┌────────
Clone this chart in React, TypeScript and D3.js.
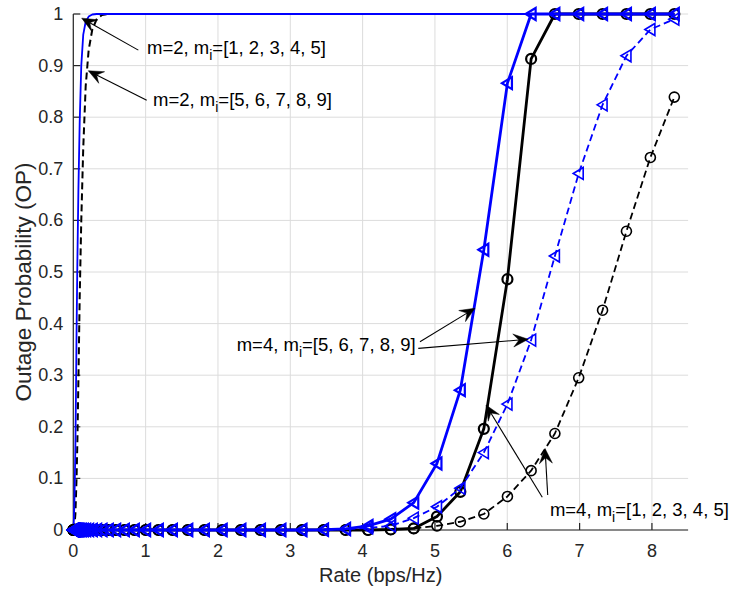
└────────
┌────────
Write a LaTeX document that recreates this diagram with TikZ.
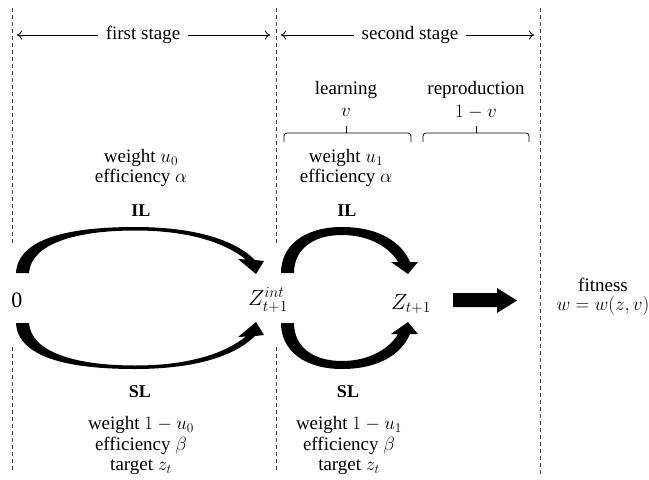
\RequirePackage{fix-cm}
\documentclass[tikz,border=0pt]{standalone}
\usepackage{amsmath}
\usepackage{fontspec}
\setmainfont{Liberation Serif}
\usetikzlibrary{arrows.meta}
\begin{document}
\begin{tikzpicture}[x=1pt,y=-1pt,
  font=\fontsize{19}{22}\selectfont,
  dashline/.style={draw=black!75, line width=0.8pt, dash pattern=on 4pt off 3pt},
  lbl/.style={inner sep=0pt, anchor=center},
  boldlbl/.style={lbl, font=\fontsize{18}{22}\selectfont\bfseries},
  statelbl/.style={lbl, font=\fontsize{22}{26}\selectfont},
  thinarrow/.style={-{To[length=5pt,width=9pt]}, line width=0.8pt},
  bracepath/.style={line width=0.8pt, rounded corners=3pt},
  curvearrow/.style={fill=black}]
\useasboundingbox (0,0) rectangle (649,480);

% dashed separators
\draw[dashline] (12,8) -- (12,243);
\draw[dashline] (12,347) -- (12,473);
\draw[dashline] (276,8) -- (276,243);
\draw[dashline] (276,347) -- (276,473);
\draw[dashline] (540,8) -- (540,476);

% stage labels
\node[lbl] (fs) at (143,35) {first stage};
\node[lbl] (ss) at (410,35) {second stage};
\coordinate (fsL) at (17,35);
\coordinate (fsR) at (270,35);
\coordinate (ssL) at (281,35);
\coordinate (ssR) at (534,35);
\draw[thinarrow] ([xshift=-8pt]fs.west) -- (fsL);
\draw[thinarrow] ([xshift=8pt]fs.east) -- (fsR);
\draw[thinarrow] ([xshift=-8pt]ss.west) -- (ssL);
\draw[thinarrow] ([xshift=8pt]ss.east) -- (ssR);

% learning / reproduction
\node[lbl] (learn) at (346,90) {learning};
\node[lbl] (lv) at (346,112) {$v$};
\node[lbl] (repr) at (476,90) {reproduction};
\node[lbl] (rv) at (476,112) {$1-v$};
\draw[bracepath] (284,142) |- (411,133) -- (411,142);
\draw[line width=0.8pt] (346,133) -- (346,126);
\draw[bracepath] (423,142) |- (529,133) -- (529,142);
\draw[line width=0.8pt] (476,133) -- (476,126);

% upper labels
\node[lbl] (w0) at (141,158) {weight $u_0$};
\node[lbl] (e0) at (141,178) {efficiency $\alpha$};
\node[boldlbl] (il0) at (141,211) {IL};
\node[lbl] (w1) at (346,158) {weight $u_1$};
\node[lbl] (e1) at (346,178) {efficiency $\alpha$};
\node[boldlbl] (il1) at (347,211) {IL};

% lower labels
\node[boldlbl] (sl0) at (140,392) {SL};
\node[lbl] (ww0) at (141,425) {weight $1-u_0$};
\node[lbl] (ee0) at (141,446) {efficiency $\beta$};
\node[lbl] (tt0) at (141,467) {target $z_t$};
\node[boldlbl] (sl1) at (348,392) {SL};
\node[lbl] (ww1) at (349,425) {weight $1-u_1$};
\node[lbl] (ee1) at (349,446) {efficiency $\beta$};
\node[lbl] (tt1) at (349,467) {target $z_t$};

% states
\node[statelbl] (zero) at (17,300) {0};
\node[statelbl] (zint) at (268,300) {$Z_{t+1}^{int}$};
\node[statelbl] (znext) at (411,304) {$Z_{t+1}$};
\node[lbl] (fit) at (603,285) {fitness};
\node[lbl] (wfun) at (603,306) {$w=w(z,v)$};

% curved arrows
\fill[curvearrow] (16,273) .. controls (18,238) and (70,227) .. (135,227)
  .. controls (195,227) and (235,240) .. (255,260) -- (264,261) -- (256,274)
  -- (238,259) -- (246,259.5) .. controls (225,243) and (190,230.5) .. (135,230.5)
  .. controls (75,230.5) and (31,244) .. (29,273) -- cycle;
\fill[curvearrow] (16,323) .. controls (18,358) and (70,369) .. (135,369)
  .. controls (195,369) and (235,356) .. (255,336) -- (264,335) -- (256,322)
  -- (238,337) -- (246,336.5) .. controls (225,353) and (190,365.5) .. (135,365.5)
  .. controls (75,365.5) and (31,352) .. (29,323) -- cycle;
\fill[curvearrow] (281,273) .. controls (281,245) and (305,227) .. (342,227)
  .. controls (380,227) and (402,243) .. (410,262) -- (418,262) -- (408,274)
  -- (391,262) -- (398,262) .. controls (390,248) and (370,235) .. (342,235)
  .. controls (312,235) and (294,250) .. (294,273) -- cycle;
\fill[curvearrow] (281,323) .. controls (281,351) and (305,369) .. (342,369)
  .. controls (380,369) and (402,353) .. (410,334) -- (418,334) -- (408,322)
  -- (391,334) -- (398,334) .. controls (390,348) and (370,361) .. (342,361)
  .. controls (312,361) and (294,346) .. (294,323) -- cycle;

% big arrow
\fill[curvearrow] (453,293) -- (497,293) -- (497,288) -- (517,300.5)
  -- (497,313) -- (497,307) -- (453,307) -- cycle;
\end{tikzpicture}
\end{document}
└────────
┌────────
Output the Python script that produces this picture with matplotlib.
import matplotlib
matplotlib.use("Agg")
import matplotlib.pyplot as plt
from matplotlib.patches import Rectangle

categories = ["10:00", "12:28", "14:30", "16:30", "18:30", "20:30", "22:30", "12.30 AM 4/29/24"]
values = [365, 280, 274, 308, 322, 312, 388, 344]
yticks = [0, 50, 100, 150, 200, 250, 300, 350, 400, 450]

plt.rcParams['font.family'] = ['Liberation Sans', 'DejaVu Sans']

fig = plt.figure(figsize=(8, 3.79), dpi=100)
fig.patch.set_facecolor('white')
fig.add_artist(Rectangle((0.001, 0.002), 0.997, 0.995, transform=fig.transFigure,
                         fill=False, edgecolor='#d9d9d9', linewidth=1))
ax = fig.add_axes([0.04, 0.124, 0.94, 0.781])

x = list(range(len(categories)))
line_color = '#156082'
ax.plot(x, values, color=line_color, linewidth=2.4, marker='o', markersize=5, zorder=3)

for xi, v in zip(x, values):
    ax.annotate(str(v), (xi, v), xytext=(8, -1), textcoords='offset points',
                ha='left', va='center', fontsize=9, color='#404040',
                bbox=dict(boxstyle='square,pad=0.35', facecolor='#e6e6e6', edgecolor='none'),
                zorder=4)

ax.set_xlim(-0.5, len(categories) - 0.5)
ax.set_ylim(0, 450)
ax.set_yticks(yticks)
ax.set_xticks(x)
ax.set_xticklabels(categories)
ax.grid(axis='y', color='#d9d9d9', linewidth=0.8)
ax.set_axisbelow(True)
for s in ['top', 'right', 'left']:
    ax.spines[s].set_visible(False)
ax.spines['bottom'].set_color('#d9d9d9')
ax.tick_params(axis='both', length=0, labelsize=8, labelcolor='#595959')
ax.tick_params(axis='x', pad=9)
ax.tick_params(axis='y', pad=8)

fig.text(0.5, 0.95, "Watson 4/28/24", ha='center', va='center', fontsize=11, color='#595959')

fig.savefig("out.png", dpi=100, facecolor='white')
└────────
In the listing above, find the line with "Output the Python" and the line with "plt.rcParams['font.family'] = ['Liberation", then print exactly those lines and every line between them.

▸ Finished answer
Output the Python script that produces this picture with matplotlib.
import matplotlib
matplotlib.use("Agg")
import matplotlib.pyplot as plt
from matplotlib.patches import Rectangle

categories = ["10:00", "12:28", "14:30", "16:30", "18:30", "20:30", "22:30", "12.30 AM 4/29/24"]
values = [365, 280, 274, 308, 322, 312, 388, 344]
yticks = [0, 50, 100, 150, 200, 250, 300, 350, 400, 450]

plt.rcParams['font.family'] = ['Liberation Sans', 'DejaVu Sans']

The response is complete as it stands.